North Korean leader Kim Jong-Un has ordered an upcoming nuclear warhead test and multiple ballistic missile launches, escalating Pyongyang’s face-off with the international community just days after being slapped with tough United Nations (UN) sanctions.
The order came after Kim monitored what was described as the successful simulated test of the warhead re-entry technology required for a long-range nuclear strike on the US mainland, the North’s official KCNA news agency said Tuesday.
Military tensions have been soaring on the divided Korean peninsula since the North carried out its fourth nuclear test on Jan 6, followed a month later by a long-range rocket launch that was widely seen as a disguised ballistic missile test.
The UN Security Council responded earlier this month by imposing its toughest sanctions on North Korea to date.
Pyongyang, meanwhile, has maintained a daily barrage of nuclear strike threats against both Seoul and Washington, ostensibly over ongoing, large-scale South Korea-US military drills that the North sees as provocative rehearsals for invasion.
In order to boost the reliability of the nation’s nuclear deterrent still further, Kim said a nuclear warhead explosion test and firings of “several kinds” of ballistic rockets would be carried out “in a short time”.

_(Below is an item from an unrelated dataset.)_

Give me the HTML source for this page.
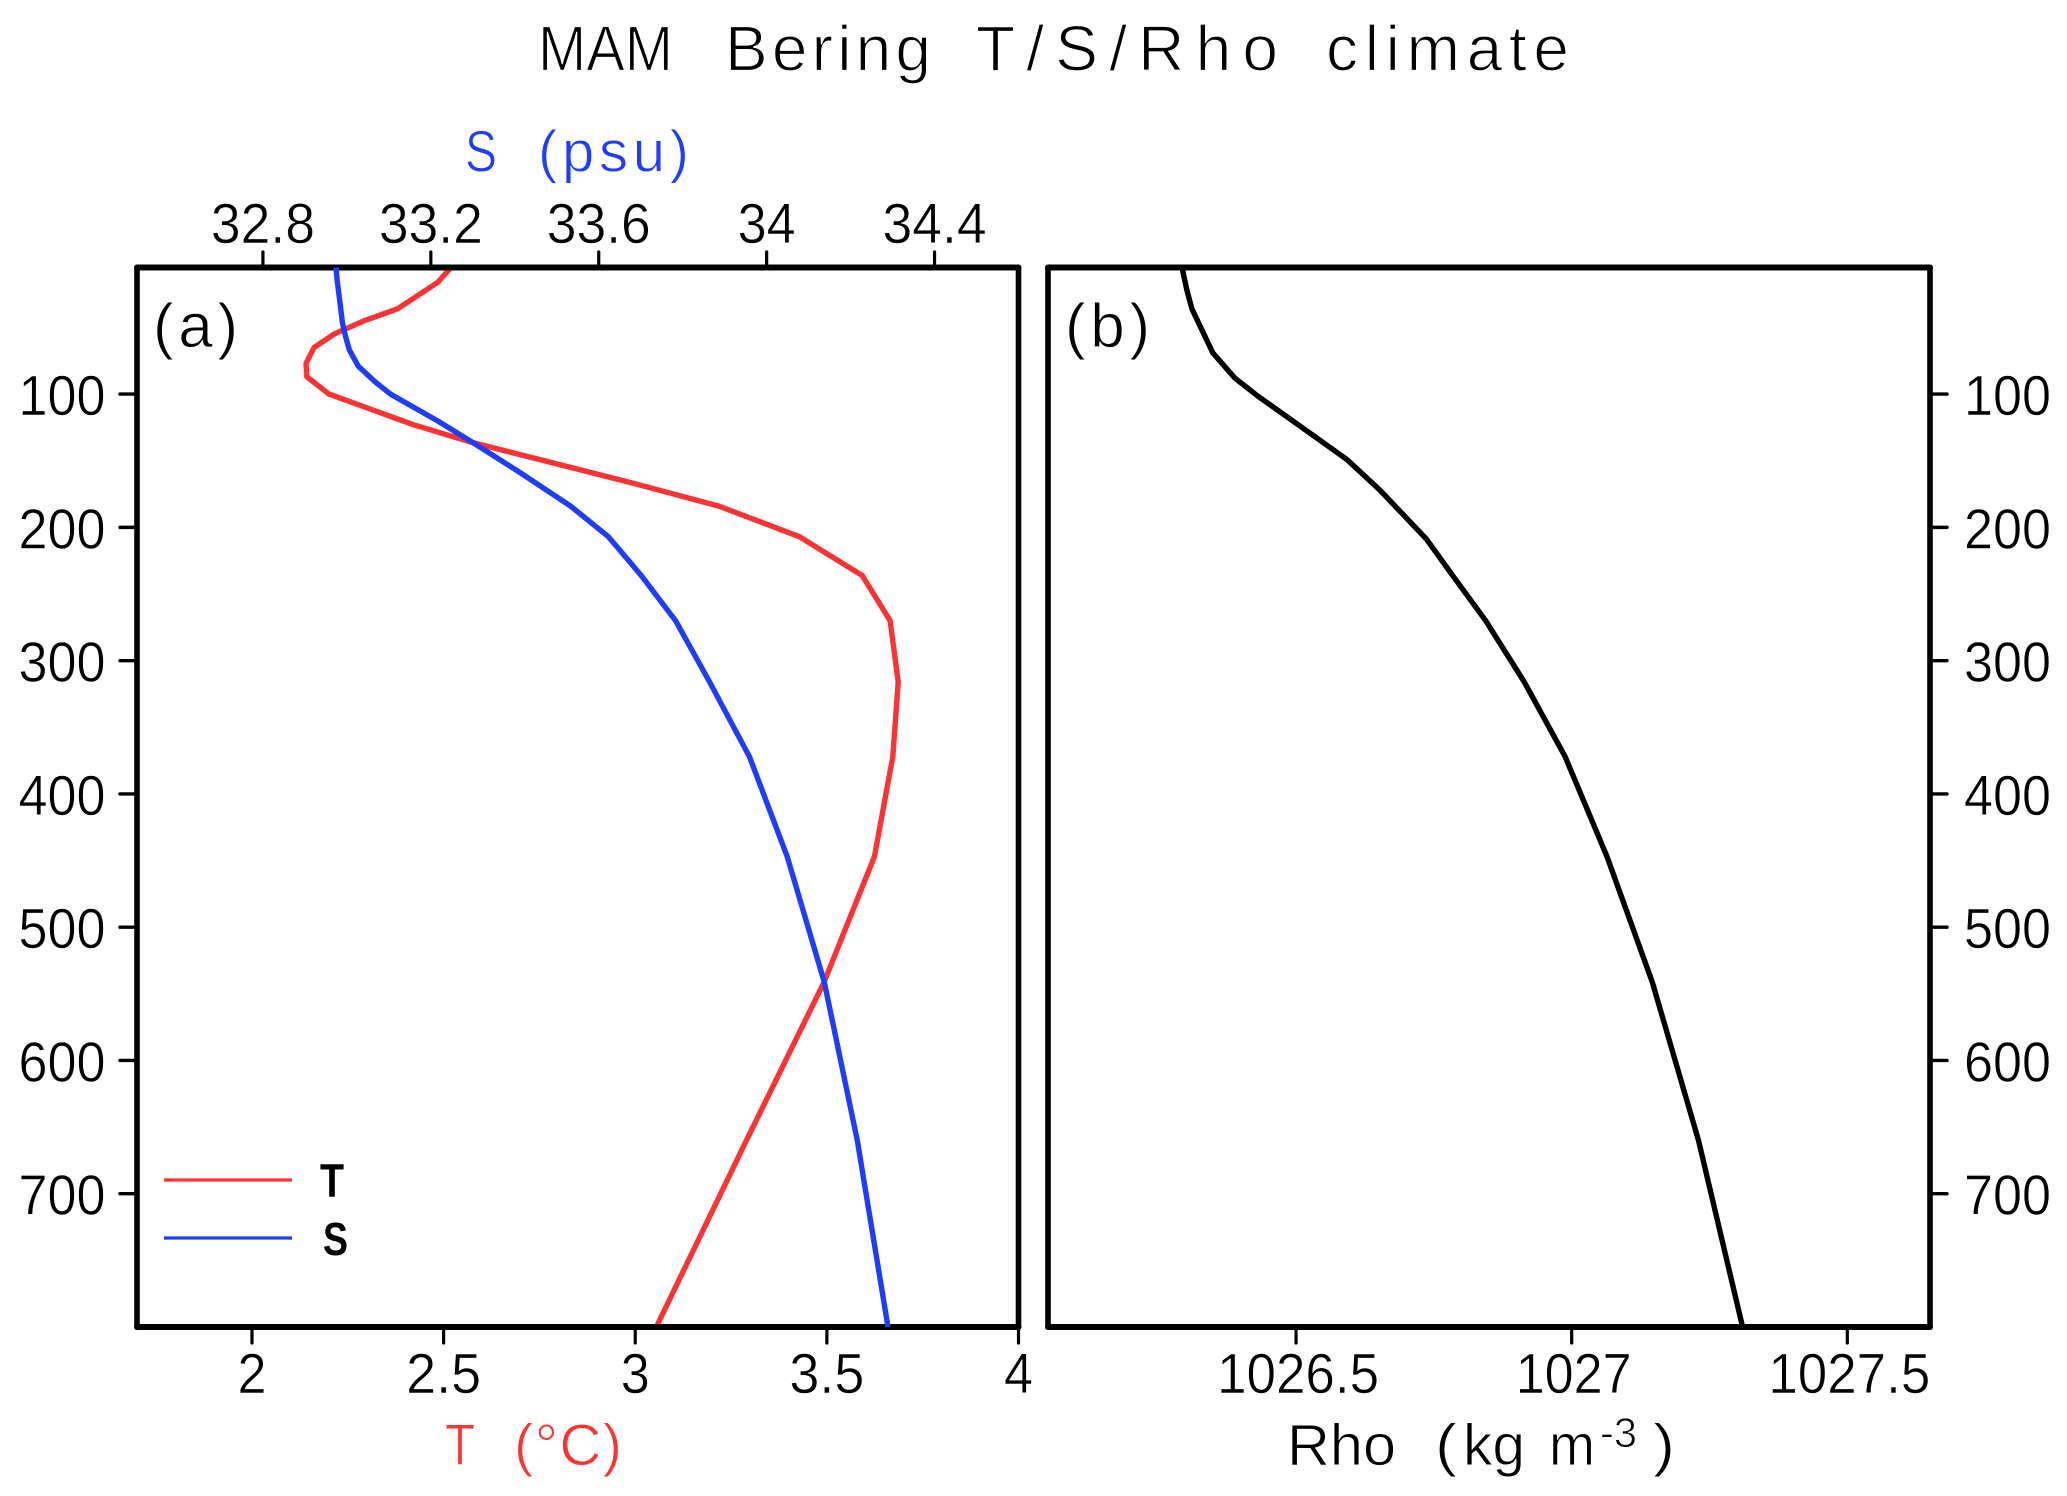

“He instructed the relevant section to make pre-arrangement for them to the last detail,” KCNA said.
The order came days after state media released photos of Kim posing with what was claimed to be a miniaturised nuclear warhead capable of fitting on a ballistic missile.
Meeting with her cabinet ministers on Tuesday, South Korean President Park Geun-Hye said North Korea’s endless threats reflected a “sense of crisis” in Pyongyang at its increasing diplomatic and economic isolation.
“If North Korea continues its provocations and confrontation with the international community and does not walk the path of change, it will walk the path of self-destruction,” Park said.